In this exercise, the entries below include pictures. Repeat exactly the lines from the line with "Clone this chart in Plotly." to the line with "33580, 34590, 36460]", including both, but without the pictures.

(Plotting code records)
= = =

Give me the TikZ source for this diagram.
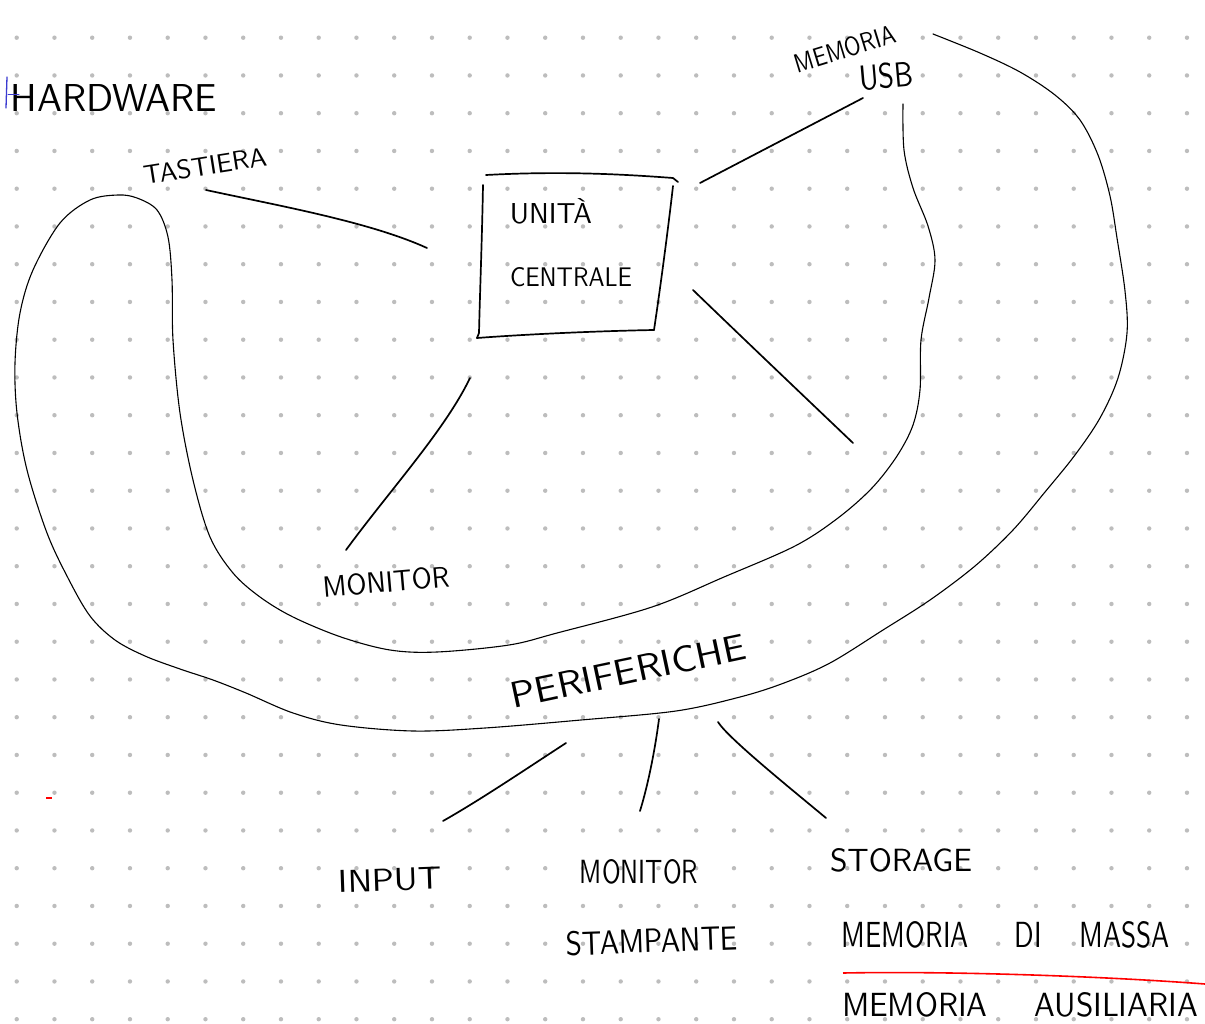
\documentclass[tikz,border=0pt]{standalone}
\usepackage{fontspec}
\usepackage{graphicx}
\definecolor{dotc}{HTML}{BDBDBD}
\definecolor{inkblue}{HTML}{3A3AD0}
\newcommand\hwbox[3]{\resizebox{#1pt}{#2pt}{#3}}
\tikzset{
  hw/.style={inner sep=0pt, outer sep=0pt, font=\sffamily},
  pen/.style={line width=1.7pt, line cap=round, line join=round},
  band/.style={line width=1.1pt, line cap=round, line join=round},
}
\begin{document}
\begin{tikzpicture}[x=1pt, y=-1pt]
\useasboundingbox (0,0) rectangle (1205,1024);
\fill[white] (0,0) rectangle (1205,1024);
% dotted paper
\foreach \i in {0,...,31}{
  \foreach \j in {0,...,26}{
    \fill[dotc] (16.7+37.75*\i, 37.7+37.75*\j) circle[radius=2.2pt];
  }
}
% labels
\node[hw] (hardware) at (114,98) {\hwbox{206}{27}{HARDWARE}};
\node[hw, rotate=9] (tastiera) at (205,166) {\hwbox{124}{19}{TASTIERA}};
\node[hw, rotate=17] (memoria) at (845,49) {\hwbox{104}{19}{MEMORIA}};
\node[hw, rotate=5] (usb) at (886,76) {\hwbox{54}{25}{USB}};
\node[hw] (unita) at (551,211) {\hwbox{82}{25}{UNITÀ}};
\node[hw] (centrale) at (571,277) {\hwbox{122}{19}{CENTRALE}};
\node[hw, rotate=5] (monitorA) at (386,582) {\hwbox{127}{21}{MONITOR}};
\node[hw, rotate=12] (periferiche) at (628,671) {\hwbox{240}{26}{PERIFERICHE}};
\node[hw, rotate=2] (input) at (390,880) {\hwbox{104}{22}{INPUT}};
\node[hw] (monitorB) at (639,872) {\hwbox{118}{24}{MONITOR}};
\node[hw, rotate=2] (stampante) at (652,941) {\hwbox{172}{24}{STAMPANTE}};
\node[hw] (storage) at (901,860) {\hwbox{142}{23}{STORAGE}};
\node[hw] (massa) at (1006,935) {\hwbox{328}{26}{MEMORIA\hspace{1.7em}DI\hspace{1.4em}MASSA}};
\node[hw] (ausiliaria) at (1020,1005) {\hwbox{356}{24}{MEMORIA\hspace{1.5em}AUSILIARIA}};
% blue stroke on H
\draw[inkblue, line width=1.3pt, line cap=round] (7,77) -- (6,108);
\draw[inkblue, line width=1pt, line cap=round] (8,95) -- (19,95);
% red marks
\draw[red, line width=1.5pt] (46,798) -- (52,798);
\coordinate (redA) at (843,973);
\coordinate (redB) at (1205,984);
\draw[red, line width=1.6pt] (redA) .. controls (950,971) and (1100,976) .. (redB);
% central unit box (hand drawn)
\coordinate (bTL) at (486,175);
\coordinate (bTR) at (673,178);
\coordinate (bLT) at (483,185);
\coordinate (bBL) at (477,338);
\coordinate (bRT) at (673,186);
\coordinate (bBR) at (654,330);
\draw[pen] (bTL) .. controls (560,171) and (620,174) .. (bTR) -- (678,182);
\draw[pen] (bLT) .. controls (482,240) and (480,290) .. (479,333) -- (bBL);
\draw[pen] (bBL) .. controls (530,334) and (600,331) .. (bBR);
\draw[pen] (bRT) .. controls (668,230) and (660,290) .. (bBR);
% connectors
\coordinate (tA) at (206,190);
\coordinate (tB) at (427,248);
\draw[pen] (tA) .. controls (280,206) and (370,222) .. (tB);
\coordinate (uA) at (863,98);
\coordinate (uB) at (700,183);
\draw[pen] (uA) -- (uB);
\coordinate (rA) at (693,290);
\coordinate (rB) at (853,443);
\draw[pen] (rA) .. controls (750,345) and (810,402) .. (rB);
\coordinate (mA) at (470,378);
\coordinate (mB) at (346,550);
\draw[pen] (mA) .. controls (445,430) and (390,490) .. (mB);
\coordinate (iA) at (566,743);
\coordinate (iB) at (443,821);
\draw[pen] (iA) .. controls (520,773) and (480,800) .. (iB);
\coordinate (sA) at (659,719);
\coordinate (sB) at (640,811);
\draw[pen] (sA) .. controls (655,750) and (648,785) .. (sB);
\coordinate (gA) at (718,722);
\coordinate (gB) at (826,818);
\draw[pen] (gA) .. controls (728,738) and (790,788) .. (gB);
% big band around the peripherals
\draw[band] plot[smooth, tension=0.55] coordinates {
 (903,104) (904,150) (913,188) (928,226) (935,260) (929,298) (921,340)
 (920,390) (913,425) (897,456) (872,488) (838,518) (795,546) (724,577)
 (652,607) (557,633) (509,645) (437,652) (390,650) (341,637) (293,617)
 (260,597) (233,573) (210,537) (193,480) (180,413) (173,340) (172,280)
 (168,237) (157,210) (137,198) (118,195) (90,200) (60,223) (33,270)
 (20,313) (15,363) (17,413) (27,470) (47,533) (68,578) (90,616)
 (115,640) (145,656) (180,669) (213,680) (246,693) (293,713) (341,725)
 (413,731) (485,728) (581,720) (676,711) (740,697) (784,683) (830,663)
 (883,630) (930,600) (975,566) (1013,530) (1045,492) (1075,455)
 (1100,418) (1118,378) (1127,333) (1125,291) (1117,238) (1110,196)
 (1098,155) (1080,120) (1055,95) (1020,72) (980,53) (933,34)};
\end{tikzpicture}
\end{document}
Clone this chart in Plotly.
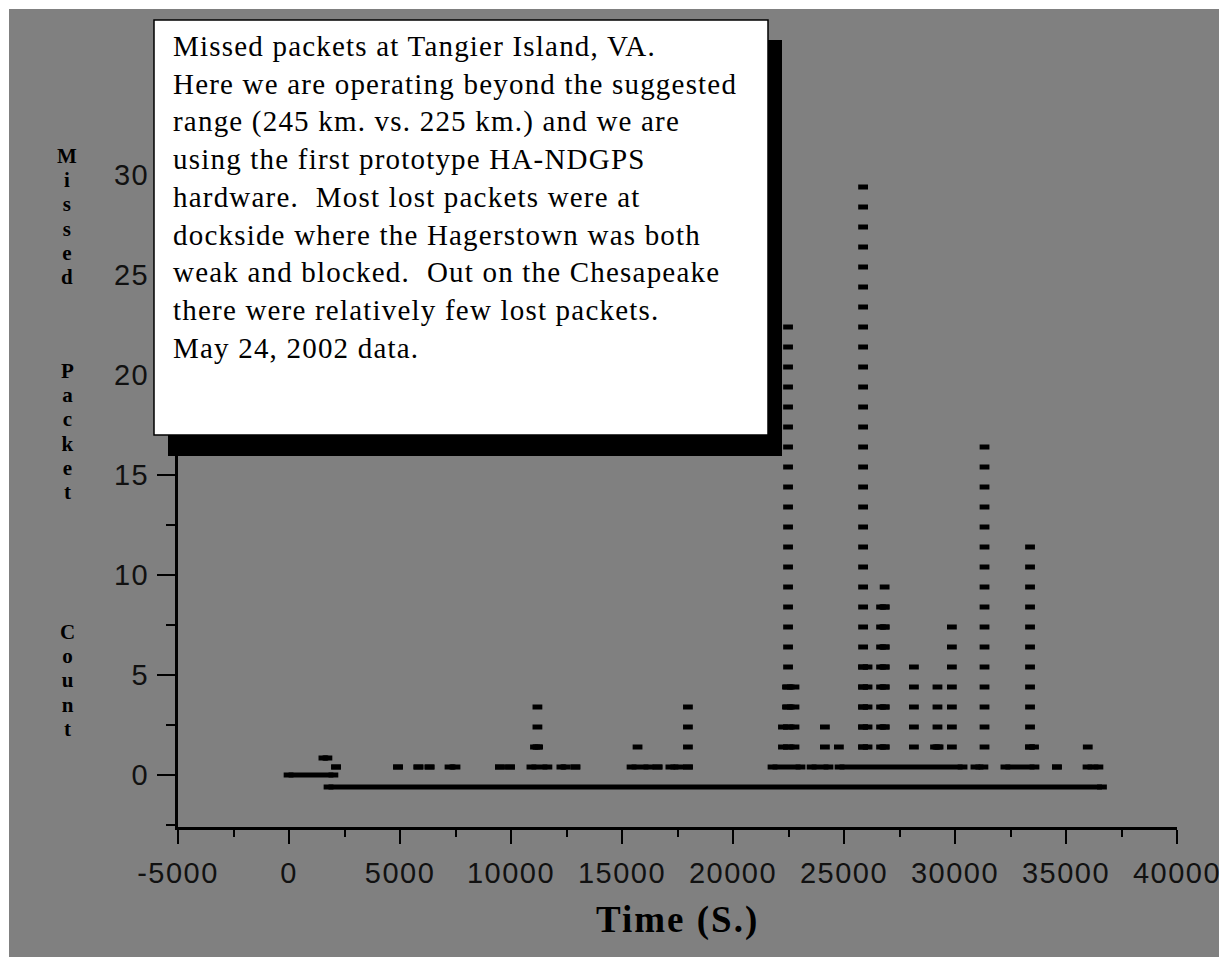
import plotly.graph_objects as go

OFF = 8                      # the page body margin offsets the figure by 8 px
W, H = 1227 - OFF, 957 - OFF
# plot-area box in page pixels
L, R, T, B = 178, 1177, 135, 827


def px(x):
    return (x - L) / (R - L)


def py(y):
    return (B - y) / (B - T)


# ---- data ----
# long runs of consecutive samples: first time, last time (s), plotted level
base_start = [-20, 1550, 1780]
base_end = [2000, 1730, 36620]
base_level = [0.0, 0.85, -0.6]

# lowest count row (level 0.4)
row0_start = [2120, 4910, 5830, 6330, 7230, 9500, 9955, 10920, 12270, 12900, 15430,
              16600, 17180, 17970, 21780, 23540, 24800, 30920, 32270, 34590, 35970]
row0_end = [2120, 4910, 5830, 6330, 7500, 9500, 9955, 11640, 12450, 12900, 16190,
            16600, 17540, 17970, 23040, 24300, 30340, 31280, 33580, 34590, 36460]

# wider (multi-sample) entries inside the spikes
wide_start = [11080, 22430, 22430, 22250, 22250,
              25860, 25860, 25860, 25860, 25860,
              26670, 26670, 26670, 26670, 26670, 26670, 26670, 26670,
              29100, 33380]
wide_end = [11220, 22770, 22770, 22770, 22770,
            26060, 26060, 26060, 26060, 26060,
            26830, 26830, 26830, 26830, 26830, 26830, 26830, 26830,
            29260, 33560]
wide_level = [1.4, 3.4, 4.4, 1.4, 2.4,
              1.4, 2.4, 3.4, 4.4, 5.4,
              1.4, 2.4, 3.4, 4.4, 5.4, 6.4, 7.4, 8.4,
              1.4, 1.4]

# spikes: time (s) and top plotted level (points at every level from 1.4 up)
spike_time = [11190, 15700, 17970, 22480, 24140, 24770, 25860, 26830, 28150,
              29210, 29860, 31330, 33380, 35980]
spike_top = [3.4, 1.4, 3.4, 22.4, 2.4, 1.4, 29.4, 9.4, 5.4,
             4.4, 7.4, 16.4, 11.4, 1.4]

x_ticks = [-5000, 0, 5000, 10000, 15000, 20000, 25000, 30000, 35000, 40000]
x_tick_text = ["-5000", "0", "5000", "10000", "15000", "20000", "25000", "30000",
               "35000", "40000"]
y_ticks = [0, 5, 10, 15, 20, 25, 30]
y_tick_text = ["0", "5", "10", "15", "20", "25", "30"]

note_lines = [
    "Missed packets at Tangier Island, VA.",
    "Here we are operating beyond the suggested",
    "range (245 km. vs. 225 km.) and we are",
    "using the first prototype HA-NDGPS",
    "hardware.  Most lost packets were at",
    "dockside where the Hagerstown was both",
    "weak and blocked.  Out on the Chesapeake",
    "there were relatively few lost packets.",
    "May 24, 2002 data.",
]
x_title = "Time (S.)"
y_title_words = ["Missed", "Packet", "Count"]

# ---- build traces ----
run_x, run_y = [], []
for s_list, e_list, lv in [
    (base_start, base_end, base_level),
    (row0_start, row0_end, [0.4] * len(row0_start)),
    (wide_start, wide_end, wide_level),
]:
    for s, e, v in zip(s_list, e_list, lv):
        run_x += [s, e, None]
        run_y += [v, v, None]

sp_x, sp_y = [], []
for t, top in zip(spike_time, spike_top):
    lvl = 1.4
    while lvl <= top + 1e-6:
        sp_x.append(t)
        sp_y.append(round(lvl, 2))
        lvl += 1.0

mk = dict(symbol="line-ew", size=7, color="black", line=dict(width=5, color="black"))

fig = go.Figure()
fig.add_trace(go.Scatter(x=run_x, y=run_y, mode="lines+markers",
                         line=dict(color="black", width=5), marker=mk,
                         hoverinfo="skip", showlegend=False))
fig.add_trace(go.Scatter(x=sp_x, y=sp_y, mode="markers", marker=mk,
                         hoverinfo="skip", showlegend=False))


def spaced(s, sp):
    return "<span style='letter-spacing:%spx'>%s</span>" % (sp, s)


tickfont = dict(family="Liberation Sans, Arial", size=29, color="#111111")
fig.update_layout(
    width=W, height=H,
    margin=dict(l=L - OFF, r=1227 - R, t=T - OFF, b=957 - B, autoexpand=False),
    paper_bgcolor="#808080", plot_bgcolor="#808080",
    xaxis=dict(range=[-5000, 40000], tickvals=x_ticks,
               ticktext=[spaced(s, 1.5) for s in x_tick_text], automargin=False,
               ticks="outside", ticklen=14, ticklabelstandoff=4,
               tickwidth=2, tickcolor="black", showline=True, linecolor="black",
               linewidth=3, showgrid=False, zeroline=False, tickfont=tickfont,
               minor=dict(dtick=2500, tick0=0, ticks="outside", ticklen=7,
                          tickwidth=2, tickcolor="black")),
    yaxis=dict(range=[-2.6, 32], tickvals=y_ticks,
               ticktext=[spaced(s, 1.5) for s in y_tick_text], automargin=False,
               ticks="outside", ticklen=18, ticklabelstandoff=2,
               tickwidth=2, tickcolor="black", showline=True, linecolor="black",
               linewidth=3, showgrid=False, zeroline=False, tickfont=tickfont,
               minor=dict(dtick=2.5, tick0=0, ticks="outside", ticklen=9,
                          tickwidth=2, tickcolor="black")),
)

shapes = []
# thin extra white edge (top, left) on top of the page margin
shapes.append(dict(type="rect", xref="paper", yref="paper", x0=px(0), x1=px(1227),
                   y0=py(OFF), y1=py(OFF + 1), fillcolor="white", line=dict(width=0),
                   layer="above"))
shapes.append(dict(type="rect", xref="paper", yref="paper", x0=px(OFF), x1=px(OFF + 1),
                   y0=py(OFF), y1=py(957), fillcolor="white", line=dict(width=0),
                   layer="above"))
# note box shadow and box
shapes.append(dict(type="rect", xref="paper", yref="paper", x0=px(168), x1=px(782),
                   y0=py(40), y1=py(456), fillcolor="black", line=dict(width=0),
                   layer="above"))
shapes.append(dict(type="rect", xref="paper", yref="paper", x0=px(154), x1=px(768),
                   y0=py(20), y1=py(435), fillcolor="white",
                   line=dict(width=1.5, color="black"), layer="above"))

serif = "Liberation Serif, Times New Roman"
annotations = []
annotations.append(dict(
    xref="paper", yref="paper", x=px(171), y=py(28), xanchor="left",
    yanchor="top", align="left", showarrow=False,
    text="<br>".join(spaced(s, 1.2) for s in note_lines),
    font=dict(family=serif, size=29, color="black")))
annotations.append(dict(
    xref="paper", yref="paper", x=px(677), y=py(920), xanchor="center",
    yanchor="middle", showarrow=False,
    text=spaced(x_title, 2),
    font=dict(family=serif, size=37, color="black", weight="bold")))
# vertical, letter-stacked y title: one text per word (line pitch 1.3 * 18.6 px)
word_center = [216, 431, 680]
for word, yc in zip(y_title_words, word_center):
    annotations.append(dict(
        xref="paper", yref="paper", x=px(67), y=py(yc), xanchor="center",
        yanchor="middle", align="center", showarrow=False,
        text="<br>".join("<span style='font-size:21px'>%s</span>" % ch for ch in word),
        font=dict(family=serif, size=18.6, color="black", weight="bold")))

fig.update_layout(shapes=shapes, annotations=annotations)
fig.write_html("out.html")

= = =

• COMPLETE OUTPUT
Clone this chart in Plotly.
import plotly.graph_objects as go

OFF = 8                      # the page body margin offsets the figure by 8 px
W, H = 1227 - OFF, 957 - OFF
# plot-area box in page pixels
L, R, T, B = 178, 1177, 135, 827


def px(x):
    return (x - L) / (R - L)


def py(y):
    return (B - y) / (B - T)


# ---- data ----
# long runs of consecutive samples: first time, last time (s), plotted level
base_start = [-20, 1550, 1780]
base_end = [2000, 1730, 36620]
base_level = [0.0, 0.85, -0.6]

# lowest count row (level 0.4)
row0_start = [2120, 4910, 5830, 6330, 7230, 9500, 9955, 10920, 12270, 12900, 15430,
              16600, 17180, 17970, 21780, 23540, 24800, 30920, 32270, 34590, 35970]
row0_end = [2120, 4910, 5830, 6330, 7500, 9500, 9955, 11640, 12450, 12900, 16190,
            16600, 17540, 17970, 23040, 24300, 30340, 31280, 33580, 34590, 36460]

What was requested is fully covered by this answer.